Quote word for word the lines below, beginning with the first and ending with the one that has "import plotly.graph_objects as go". Drop the pictures.

((

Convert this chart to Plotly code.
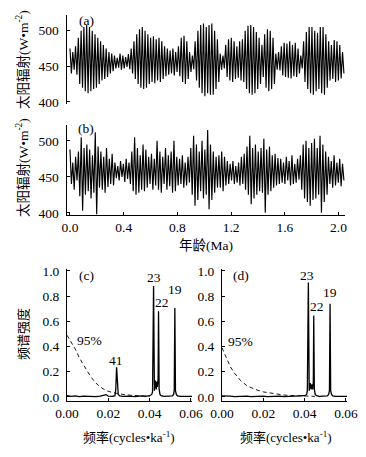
import numpy as np
import plotly.graph_objects as go

# ---- Panel (a): insolation, alternating peak / trough values (W m-2)
insol_a = [
    475, 440, 470, 445, 478, 438,
    490, 425, 500, 420, 505, 415, 508, 412, 505, 415, 500, 418, 495, 420, 490, 425,
    485, 430, 480, 432, 475, 435, 470, 440, 468, 443,
    465, 447, 462, 448, 468, 445, 465, 447, 463, 449, 467, 446,
    475, 440, 485, 432, 495, 425, 502, 420, 505, 418, 500, 420,
    495, 425, 490, 428, 492, 426, 488, 430, 490, 428, 485, 432, 478, 436, 475, 438,
    472, 440, 475, 437, 470, 442, 478, 436,
    490, 428, 493, 425, 485, 432,
    470, 442, 465, 446,
    485, 430, 500, 420, 508, 412, 510, 408, 505, 412, 508, 410, 510, 410, 500, 418, 488, 428,
    468, 445, 465, 447,
    480, 435, 488, 430, 490, 428, 485, 432, 478, 434, 485, 430, 488, 428,
    500, 418, 507, 412, 508, 410, 505, 412, 498, 418, 490, 425, 480, 435,
    495, 420, 502, 415, 500, 418, 490, 425,
    468, 445, 470, 444,
    478, 437, 483, 435, 482, 434, 485, 433, 480, 436, 483, 435, 475, 440,
    465, 447,
    485, 428, 498, 418, 505, 412, 505, 410, 500, 415, 497, 418, 505, 412, 505, 410, 495, 420, 485, 430,
    480, 432, 487, 428, 485, 430, 480, 433, 470, 440,
]

# ---- Panel (b): insolation, alternating peak / trough values (W m-2)
insol_b = [
    488, 440, 470, 432, 478, 445,
    485, 423, 505, 403, 490, 425,
    495, 430, 488, 420, 480, 428, 512, 398, 492, 435,
    485, 432, 478, 428, 490, 436, 475, 440, 482, 438,
    470, 448, 465, 445, 472, 450, 468, 443, 475, 447, 470, 440,
    485, 430, 505, 425, 490, 428, 480, 432, 495, 430, 488, 435,
    478, 440, 482, 432, 475, 438, 500, 432, 485, 428, 478, 440,
    490, 432, 480, 437, 485, 428, 500, 430, 478, 438,
    475, 440, 480, 435, 470, 438, 478, 442,
    490, 425, 507, 410, 495, 418, 485, 430, 500, 420,
    488, 425, 515, 405, 495, 418, 485, 428, 478, 435,
    480, 435, 485, 430, 478, 438, 472, 440,
    468, 445, 472, 440, 465, 442, 470, 438, 478, 440, 482, 432,
    492, 425, 507, 412, 490, 420, 495, 425, 485, 430,
    490, 428, 503, 400, 488, 425, 492, 430, 480, 435,
    482, 438, 476, 440,
    475, 442, 470, 440, 478, 445, 472, 438, 480, 440, 468, 442, 475, 446,
    480, 432, 495, 420, 500, 415, 490, 410, 497, 418, 503, 420, 490, 425, 507, 400, 495, 415, 485, 425,
    478, 440, 472, 435, 480, 438, 470, 442, 475, 437, 468, 445,
]

age_end = 2.04  # Ma, last sample
age_a = np.linspace(0.0, age_end, len(insol_a))
age_b = np.linspace(0.0, age_end, len(insol_b))

age_ticks = [0.0, 0.4, 0.8, 1.2, 1.6, 2.0]
age_ticklabels = ["0.0", "0.4", "0.8", "1.2", "1.6", "2.0"]
insol_ticks = [400, 450, 500]

# ---- Panel (c): power spectrum of (a)
freq_c = [0.000, 0.002, 0.004, 0.006, 0.008, 0.010, 0.012, 0.014, 0.016, 0.018,
          0.019, 0.020, 0.022, 0.0232, 0.0236, 0.0240, 0.0244, 0.0248, 0.0255, 0.027,
          0.030, 0.033, 0.036, 0.038, 0.040, 0.041, 0.0414, 0.0419, 0.0423, 0.0428,
          0.0432, 0.0435, 0.0438, 0.0441, 0.0443, 0.0446, 0.0450, 0.0455, 0.047, 0.049,
          0.051, 0.0516, 0.0519, 0.0522, 0.0525, 0.0529, 0.0535, 0.055, 0.057, 0.0605]
power_c = [0.010, 0.004, 0.008, 0.003, 0.006, 0.004, 0.007, 0.003, 0.006, 0.012,
           0.018, 0.006, 0.004, 0.010, 0.060, 0.235, 0.060, 0.020, 0.008, 0.004,
           0.006, 0.003, 0.008, 0.005, 0.010, 0.020, 0.040, 0.880, 0.050, 0.130,
           0.060, 0.120, 0.080, 0.150, 0.680, 0.060, 0.020, 0.010, 0.004, 0.006,
           0.008, 0.020, 0.050, 0.705, 0.050, 0.020, 0.008, 0.004, 0.006, 0.004]
conf_freq_c = [0.000, 0.002, 0.004, 0.006, 0.008, 0.010, 0.012, 0.014, 0.016, 0.019,
               0.022, 0.025, 0.028, 0.032, 0.036, 0.040]
conf_c = [0.49, 0.44, 0.38, 0.31, 0.25, 0.20, 0.15, 0.11, 0.08, 0.05,
          0.035, 0.025, 0.018, 0.012, 0.008, 0.006]

# ---- Panel (d): power spectrum of (b)
freq_d = [0.000, 0.002, 0.004, 0.006, 0.008, 0.010, 0.012, 0.014, 0.016, 0.018,
          0.020, 0.022, 0.024, 0.026, 0.028, 0.030, 0.033, 0.036, 0.038, 0.040,
          0.041, 0.0413, 0.0418, 0.0422, 0.0427, 0.0431, 0.0435, 0.0439, 0.0442, 0.0444,
          0.0447, 0.0451, 0.0458, 0.047, 0.049, 0.051, 0.0516, 0.0520, 0.0523, 0.0526,
          0.0530, 0.0536, 0.055, 0.057, 0.0605]
power_d = [0.008, 0.004, 0.006, 0.003, 0.005, 0.004, 0.006, 0.003, 0.005, 0.004,
           0.006, 0.003, 0.005, 0.004, 0.006, 0.003, 0.005, 0.004, 0.006, 0.010,
           0.020, 0.050, 0.907, 0.050, 0.110, 0.060, 0.100, 0.060, 0.120, 0.646,
           0.060, 0.020, 0.010, 0.004, 0.006, 0.008, 0.020, 0.050, 0.739, 0.050,
           0.020, 0.008, 0.004, 0.006, 0.004]
conf_freq_d = [0.000, 0.002, 0.004, 0.006, 0.009, 0.012, 0.016, 0.020, 0.025, 0.030,
               0.036, 0.042, 0.045]
conf_d = [0.39, 0.31, 0.24, 0.19, 0.13, 0.09, 0.06, 0.04, 0.025, 0.015,
          0.010, 0.006, 0.005]

freq_ticks = [0.00, 0.02, 0.04, 0.06]
freq_ticklabels = ["0.00", "0.02", "0.04", "0.06"]
power_ticks = [0.0, 0.2, 0.4, 0.6, 0.8, 1.0]
power_ticklabels = ["0.0", "0.2", "0.4", "0.6", "0.8", "1.0"]

peak_labels_c = ["41", "23", "22", "19"]
peak_pos_c = [(0.0237, 0.29), (0.0420, 0.945), (0.0462, 0.75), (0.0524, 0.85)]
peak_labels_d = ["23", "22", "19"]
peak_pos_d = [(0.0412, 0.96), (0.0458, 0.72), (0.0523, 0.83)]

W, H = 366, 457
FONT = "Liberation Serif, Times New Roman, Noto Sans CJK SC, serif"
CJK = "Liberation Serif, Noto Sans CJK SC, serif"


def px_x(p):
    return p / W


def px_y(p):
    return 1 - p / H


fig = go.Figure()
line_ts = dict(color="black", width=1.15)
fig.add_trace(go.Scatter(x=age_a, y=insol_a, mode="lines", line=line_ts,
                         xaxis="x", yaxis="y", showlegend=False))
fig.add_trace(go.Scatter(x=age_b, y=insol_b, mode="lines", line=line_ts,
                         xaxis="x2", yaxis="y2", showlegend=False))
fig.add_trace(go.Scatter(x=freq_c, y=power_c, mode="lines", line=dict(color="black", width=1.3),
                         xaxis="x3", yaxis="y3", showlegend=False))
fig.add_trace(go.Scatter(x=conf_freq_c, y=conf_c, mode="lines",
                         line=dict(color="black", width=0.9, dash="4px,3px"),
                         xaxis="x3", yaxis="y3", showlegend=False))
fig.add_trace(go.Scatter(x=freq_d, y=power_d, mode="lines", line=dict(color="black", width=1.3),
                         xaxis="x4", yaxis="y4", showlegend=False))
fig.add_trace(go.Scatter(x=conf_freq_d, y=conf_d, mode="lines",
                         line=dict(color="black", width=0.9, dash="4px,3px"),
                         xaxis="x4", yaxis="y4", showlegend=False))

tickfont = dict(family=FONT, size=13.5, color="black")
common_axis = dict(showgrid=False, zeroline=False, linecolor="black", linewidth=1,
                   ticks="inside", ticklen=3, tickcolor="black", tickfont=tickfont,
                   automargin=False)

ts_xdom = [px_x(66.5), px_x(345)]
ts_xrange = [-0.026, 2.048]
ts_yrange = [397, 522]

fig.update_layout(
    width=W, height=H, autosize=False,
    margin=dict(l=0, r=0, t=0, b=0, pad=0, autoexpand=False),
    paper_bgcolor="white", plot_bgcolor="white",
    font=dict(family=FONT, size=12, color="black"),
    hovermode=False,
    xaxis=dict(domain=ts_xdom, range=ts_xrange, anchor="y", visible=False, automargin=False),
    yaxis=dict(domain=[px_y(104), px_y(15)], range=ts_yrange, anchor="x",
               showline=True, tickvals=insol_ticks, ticklabelstandoff=4, **common_axis),
    xaxis2=dict(domain=ts_xdom, range=ts_xrange, anchor="y2", showline=True,
                tickvals=age_ticks, ticktext=age_ticklabels, **common_axis),
    yaxis2=dict(domain=[px_y(215), px_y(125)], range=ts_yrange, anchor="x2",
                showline=True, tickvals=insol_ticks, ticklabelstandoff=4, **common_axis),
    xaxis3=dict(domain=[px_x(67), px_x(192)], range=[0, 0.0605], anchor="y3", showline=True,
                tickvals=freq_ticks, ticktext=freq_ticklabels, **common_axis),
    yaxis3=dict(domain=[px_y(401), px_y(269)], range=[-0.032, 1.015], anchor="x3", showline=True,
                tickvals=power_ticks, ticktext=power_ticklabels, ticklabelstandoff=4, **common_axis),
    xaxis4=dict(domain=[px_x(222), px_x(347)], range=[0, 0.0605], anchor="y4", showline=True,
                tickvals=freq_ticks, ticktext=freq_ticklabels, **common_axis),
    yaxis4=dict(domain=[px_y(401), px_y(269)], range=[-0.032, 1.015], anchor="x4", showline=True,
                tickvals=power_ticks, ticktext=power_ticklabels, ticklabelstandoff=4, **common_axis),
)

ann = []
lab = dict(family=FONT, size=13.5)
# panel letters
ann.append(dict(x=px_x(77), y=px_y(20), xref="paper", yref="paper", text="(a)",
                showarrow=False, xanchor="left", yanchor="middle", font=lab))
ann.append(dict(x=px_x(76), y=px_y(128), xref="paper", yref="paper", text="(b)",
                showarrow=False, xanchor="left", yanchor="middle", font=lab))
ann.append(dict(x=0.0093, y=0.965, xref="x3", yref="y3", text="(c)",
                showarrow=False, xanchor="center", yanchor="middle", font=lab))
ann.append(dict(x=0.0093, y=0.965, xref="x4", yref="y4", text="(d)",
                showarrow=False, xanchor="center", yanchor="middle", font=lab))
# y titles
for ycen in (60, 168):
    ann.append(dict(x=px_x(22), y=px_y(ycen), xref="paper", yref="paper",
                    text="太阳辐射(W•m<sup>-2</sup>)", textangle=-90, showarrow=False,
                    xanchor="center", yanchor="middle", font=dict(family=CJK, size=13.5)))
ann.append(dict(x=px_x(23), y=px_y(334), xref="paper", yref="paper", text="频谱强度",
                textangle=-90, showarrow=False, xanchor="center", yanchor="middle",
                font=dict(family=CJK, size=13)))
# x titles
ann.append(dict(x=px_x(206), y=px_y(245), xref="paper", yref="paper", text="年龄(Ma)",
                showarrow=False, xanchor="center", yanchor="middle", font=dict(family=CJK, size=13.5)))
for xc in (129, 286):
    ann.append(dict(x=px_x(xc), y=px_y(437), xref="paper", yref="paper",
                    text="频率(cycles•ka<sup>-1</sup>)", showarrow=False,
                    xanchor="center", yanchor="middle", font=dict(family=CJK, size=13)))
# 95% labels
ann.append(dict(x=0.004, y=0.45, xref="x3", yref="y3", text="95%", showarrow=False,
                xanchor="left", yanchor="middle", font=lab))
ann.append(dict(x=0.002, y=0.44, xref="x4", yref="y4", text="95%", showarrow=False,
                xanchor="left", yanchor="middle", font=lab))
for t, (fx, fy) in zip(peak_labels_c, peak_pos_c):
    ann.append(dict(x=fx, y=fy, xref="x3", yref="y3", text=t, showarrow=False,
                    xanchor="center", yanchor="middle", font=lab))
for t, (fx, fy) in zip(peak_labels_d, peak_pos_d):
    ann.append(dict(x=fx, y=fy, xref="x4", yref="y4", text=t, showarrow=False,
                    xanchor="center", yanchor="middle", font=lab))
fig.update_layout(annotations=ann)

fig.write_html("out.html", config={"displayModeBar": False, "staticPlot": True},
               post_script="document.body.style.margin='0';")
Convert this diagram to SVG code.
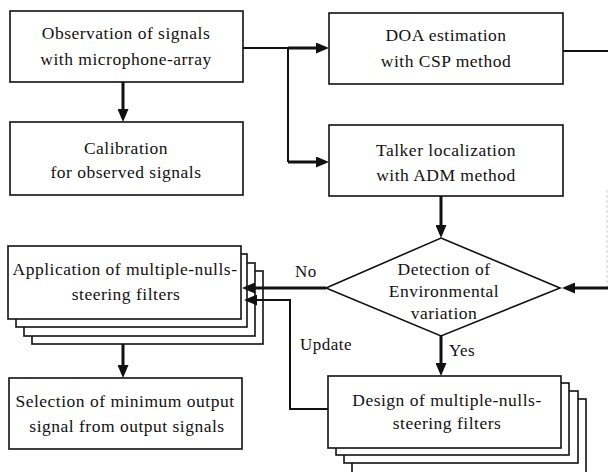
<svg xmlns="http://www.w3.org/2000/svg" width="608" height="472" viewBox="0 0 608 472">
<defs>
<style>
.box{fill:#fff;stroke:#111;stroke-width:1.6}
.t{font-family:"Liberation Serif","Times New Roman",serif;font-size:17.5px;fill:#111;text-anchor:middle;letter-spacing:0.5px}
.lbl{font-family:"Liberation Serif","Times New Roman",serif;font-size:17px;fill:#111;letter-spacing:0.5px}
.c{fill:none;stroke:#111;stroke-width:3}
.cn{fill:none;stroke:#111;stroke-width:2}
</style>
<marker id="ah" viewBox="0 0 13 11" refX="9" refY="5.5" markerWidth="13" markerHeight="11" markerUnits="userSpaceOnUse" orient="auto">
<path d="M0,0 L13,5.5 L0,11 Z" fill="#111"/>
</marker>
</defs>
<rect width="608" height="472" fill="#fff"/>

<g id="connectors">
<path class="c" d="M123,82 V118" marker-end="url(#ah)"/>
<path class="cn" d="M243,48 H288"/>
<path class="c" d="M288,48 H325" marker-end="url(#ah)"/>
<path class="cn" d="M288,48 V162"/>
<path class="c" d="M288,162 H325" marker-end="url(#ah)"/>
<path class="cn" d="M563,51 H608"/>
<path d="M607,190 V288" fill="none" stroke="#ccc" stroke-width="1" stroke-dasharray="3,2"/>
<path class="c" d="M608,288 H566" marker-end="url(#ah)"/>
<path class="c" d="M441,196 V234" marker-end="url(#ah)"/>
<path class="c" d="M123,319 V374" marker-end="url(#ah)"/>
<path class="c" d="M441,336 V372" marker-end="url(#ah)"/>
</g>

<g id="n1"><rect class="box" x="10" y="11" width="233" height="71"/>
<text class="t" x="126" y="39">Observation of signals</text>
<text class="t" x="126" y="65">with microphone-array</text></g>

<g id="n2"><rect class="box" x="10" y="122" width="233" height="73"/>
<text class="t" x="126" y="154">Calibration</text>
<text class="t" x="126" y="178">for observed signals</text></g>

<g id="n3"><rect class="box" x="329" y="13" width="234" height="71"/>
<text class="t" x="446" y="41">DOA estimation</text>
<text class="t" x="446" y="67">with CSP method</text></g>

<g id="n4"><rect class="box" x="329" y="125" width="234" height="71"/>
<text class="t" x="446" y="156">Talker localization</text>
<text class="t" x="446" y="181">with ADM method</text></g>

<g id="n5">
<rect class="box" x="32" y="271" width="231" height="73"/>
<rect class="box" x="24" y="263" width="231" height="73"/>
<rect class="box" x="16" y="254" width="231" height="73"/>
<rect class="box" x="8" y="246" width="233" height="73"/>
<text class="t" x="125" y="275">Application of multiple-nulls-</text>
<text class="t" x="126" y="300">steering filters</text></g>

<g id="n6"><rect class="box" x="9" y="378" width="233" height="71"/>
<text class="t" x="125" y="407">Selection of minimum output</text>
<text class="t" x="127" y="432">signal from output signals</text></g>

<g id="n7"><path class="box" d="M441,238 L560,288 L441,336 L326,288 Z"/>
<text class="t" x="444" y="275">Detection of</text>
<text class="t" x="444" y="297">Environmental</text>
<text class="t" x="444" y="319">variation</text></g>

<g id="n8">
<rect class="box" x="352" y="399" width="234" height="74"/>
<rect class="box" x="344" y="391" width="234" height="72"/>
<rect class="box" x="336" y="383" width="233" height="72"/>
<rect class="box" x="328" y="376" width="233" height="72"/>
<text class="t" x="447" y="406">Design of multiple-nulls-</text>
<text class="t" x="447" y="429">steering filters</text></g>

<g id="connectors2">
<path class="c" d="M326,288 H246" marker-end="url(#ah)"/>
<path class="cn" d="M328,409 H290 V300 H252"/>
<path class="c" d="M256,300 H248" marker-end="url(#ah)"/>
</g>

<text class="lbl" x="295" y="277">No</text>
<text class="lbl" x="300" y="350">Update</text>
<text class="lbl" x="449" y="356">Yes</text>
</svg>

))

◆ Expected output:
Convert this chart to Plotly code.
import numpy as np
import plotly.graph_objects as go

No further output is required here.